The fact that the manifesto celebrates the Fixed Term Parliament Act as ‘an unprecedented transfer of Executive power’ seems surprising given so many Tory MPs were reportedly vexed by it, with criticism of it becoming louder in the months before the election. Trumpeting the Act in the manifesto may lead conservatives to doubt whether the Party has learned much from rushing into reform at the start of the 2010 Parliament. Putting aside the fact that it was a necessary bargaining tool during the coalition negotiations to ease Lib Dem concerns that Cameron would leave them hanging by calling a snap election, the Act will strike many conservatives as ill-advised, rushed and justified on a flimsy basis. (See Vernon Bogdanor’s The Coalition and the Constitution for the suggestion that there is much less evidence of PMs abusing the dissolution prerogative than commonly claimed). The Act is also an unwelcome source of uncertainty. As the IfG’s Catherine Haddon noted earlier this week, the Act ‘substantially changes the rules of the game…but nobody can tell you exactly how’. As well as a grubby political compromise, it might also be that the Act reflects the traditional preference in conservative thought for parliamentary government over popular government.
(5) The various incarnations of the Conservative Party’s proposals to replace the HRA and introduce a British Bill of Rights have attracted much comment, most of it critical. (For some recent critiques, see Helen Fenwick’s pieces here and here, and Mark Elliot’s post on the manfiesto’s proposals). I do not want to say much about the merit of the proposals themselves, except to note that whatever appeal the repeal of the HRA might have held in my own mind was much diluted after reading the Conservative’s 2014 Protecting Human Rights in the UK paper, with my sense that a better approach is to work within the HRA rather than replace it. I instead simply want to respond to (what I perceive as) a propensity amongst some lawyers to view the Party’s proposals in the very worst possible light. As I see it, seldom is it acknowledged that: the Party’s concerns are closely connected to the central tenets of conservative thought; that such concerns have been articulated fairly consistently by most of the Party’s elite over several decades; that their concerns map closely onto the enduring debates about the appropriate role of and limits on parliamentary and judicial institutions that animate public law scholarship; and that at least some of their concerns have proven prescient.
To be clear, I am not denying that proposals should be subject to searching scrutiny; of course they should. Nor am I denying that there are troubling elements in both the content of the proposals (to the extent that we know the content, that is) and the haphazard way that they have appeared, disappeared and reappeared in political debate. Finally, I am aware that most lawyers who commentate on the Party’s proposals do so in good faith and motivated by a wholehearted desire to ensure the vindication of rights. All that said, a couple of points risk getting lost in the din.

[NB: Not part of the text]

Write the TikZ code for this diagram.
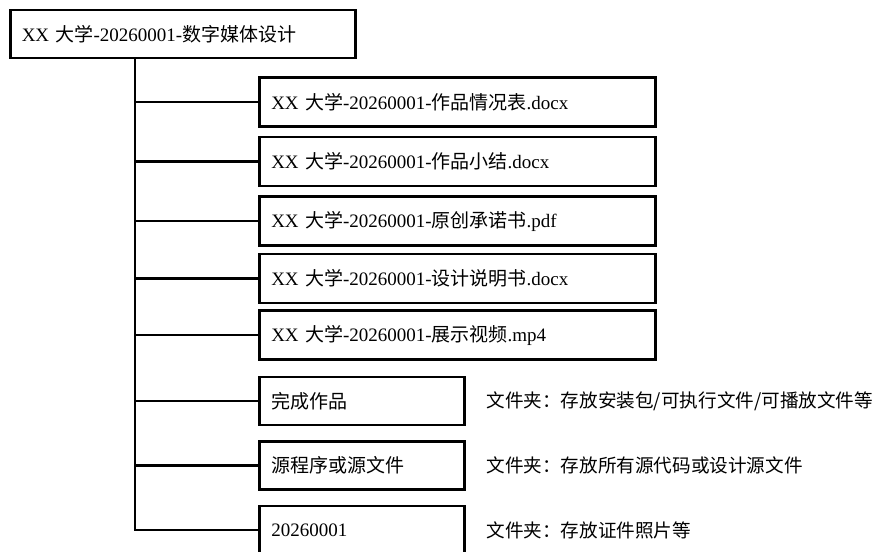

The first is that conservatives schooled in the UK political tradition share with the rest of the political community a strong commitment to rights, but regard codifying rights in a charter as rubbing up against many of the basic tenets of conservative thought. A charter of rights exemplifies a rationalist, universalist and uniform approach that conservatives instinctively resist. To be sure, not all conservatives view a charter of rights in this way, with Lord Hailsham and Dominic Grieve being two examples, but many (and probably most) do. It is therefore unsurprising that many conservatives have long held and continue to hold very serious reservations about the HRA. In a recent post, Mark Elliot observes that the HRA has ‘clearly failed’ to achieve ‘a degree of political consensus which [would] invest [it] with a form of resilience that makes [it] genuinely “constitutional” in the small-c, non-legal sense’. Elliot is right, and part of the reason perhaps lies in the fact that the Act is so at odds with the conservative way of being.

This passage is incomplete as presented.